« Les dessous chics… »

Pilar PUJADAS, Cœur croisé, Mercure de France, 2016, 136 p., 13€/ePub : 8.99 €

Les dessous chics, c’est ne rien dévoiler du tout, se dire que lorsqu’on est à bout, c’est tabou. En 1983, Birkin interprétait les mots vertigineusement justes de Gainsbourg, dans Les Dessous chics. Quelque trois décennies plus tard, Pilar Pujadas donne une étoffe littéraire à la lingerie, autour d’un énigmatique Cœur croisé. Ce sous-vêtement, d’un rouge arrogant, trouvé et observé tour à tour par cinq femmes, s’avère en effet la source d’émois inattendus.

Confrontation 1, Les dessous chics, c’est une jarretelle qui claque dans la tête comme une paire de claques. Pour Déborah Sanchez, modeste femme d’ouvrage, le soutien-gorge est un camouflet professionnel infligé lorsque, dans une vie antérieure, elle prenait des galons en tant que préposée à la sécurité dans un aéroport. Confrontation 2, Les dessous chics, c’est se garder au fond de soi, fragile comme un bas de soie. Le bikini cramoisi de Marie-France, alors mère de famille tranquille au quotidien aussi satisfaisant que plat, acte dans son histoire personnelle un moment brûlant d’audace et de fêlure. Confrontation 3, Les dessous chics, ce sont des contrats résiliés qui comme des bas résillés ont filé. Muriel, quant à elle, a gagné en puissance et perdu en indépendance à l’instant où elle s’est livrée à un jeu de clichés avec un triste sire qui n’hésitera pas à contourner les règles de la partie. Confrontation 4, Les dessous chics, c’est des dentelles et des rubans d’amertume sur un paravent désolant. Ève, la femme du péché originel, des coups de canif, des tentations de dupes, revêt ce tissu empreint de séductions empoisonnées. Confrontation 5, Les dessous chics, ce serait comme un talon aiguille qui transpercerait le cœur des filles. L’inaccessibilité et l’impénétrabilité de Béatrice la transforment en figure dantesque pour l’un, en ennemie hostile pour les autres, mais ne la protègent pas des blessures narcissiques, ni des déchirures profondes, causées par la présence obsédante du Cœur croisé…

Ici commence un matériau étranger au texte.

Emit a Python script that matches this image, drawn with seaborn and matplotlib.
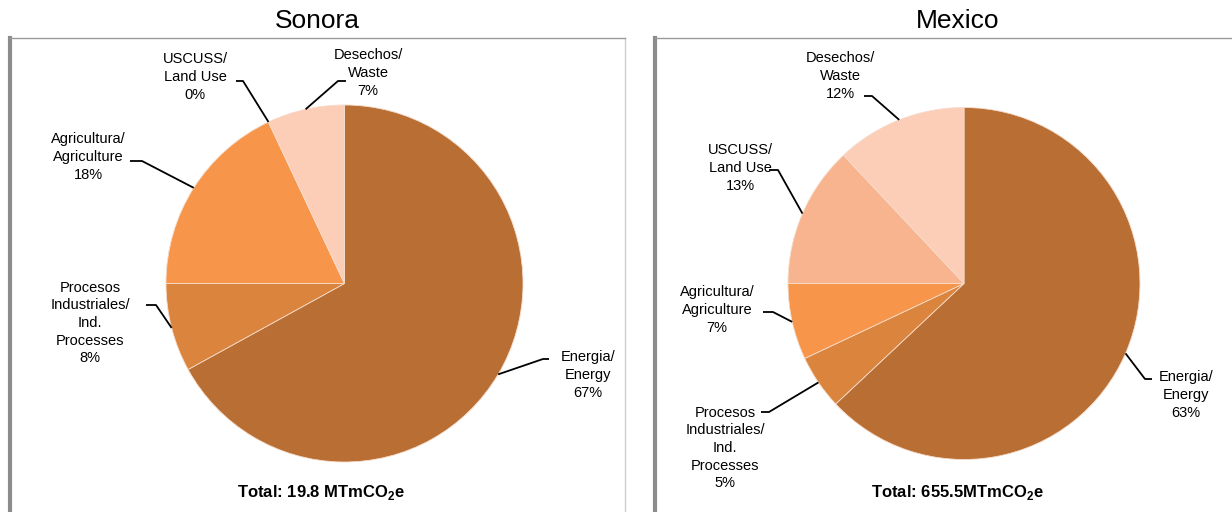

Dans son roman, Pujadas déshabille l’intimité féminine. Pas celle des corps effeuillés, trop évidente. Plutôt celle que l’on dissimule aux regards, qui pousse aux faux-semblants, qui recèle les regrets cuisants et les secrètes humiliations. Dans des atours de prédatrice, la femme révèle bien souvent la vulnérabilité d’une proie. Parfois d’elle-même… Les dessous chics, c’est la pudeur des sentiments maquillés outrageusement, rouge sang.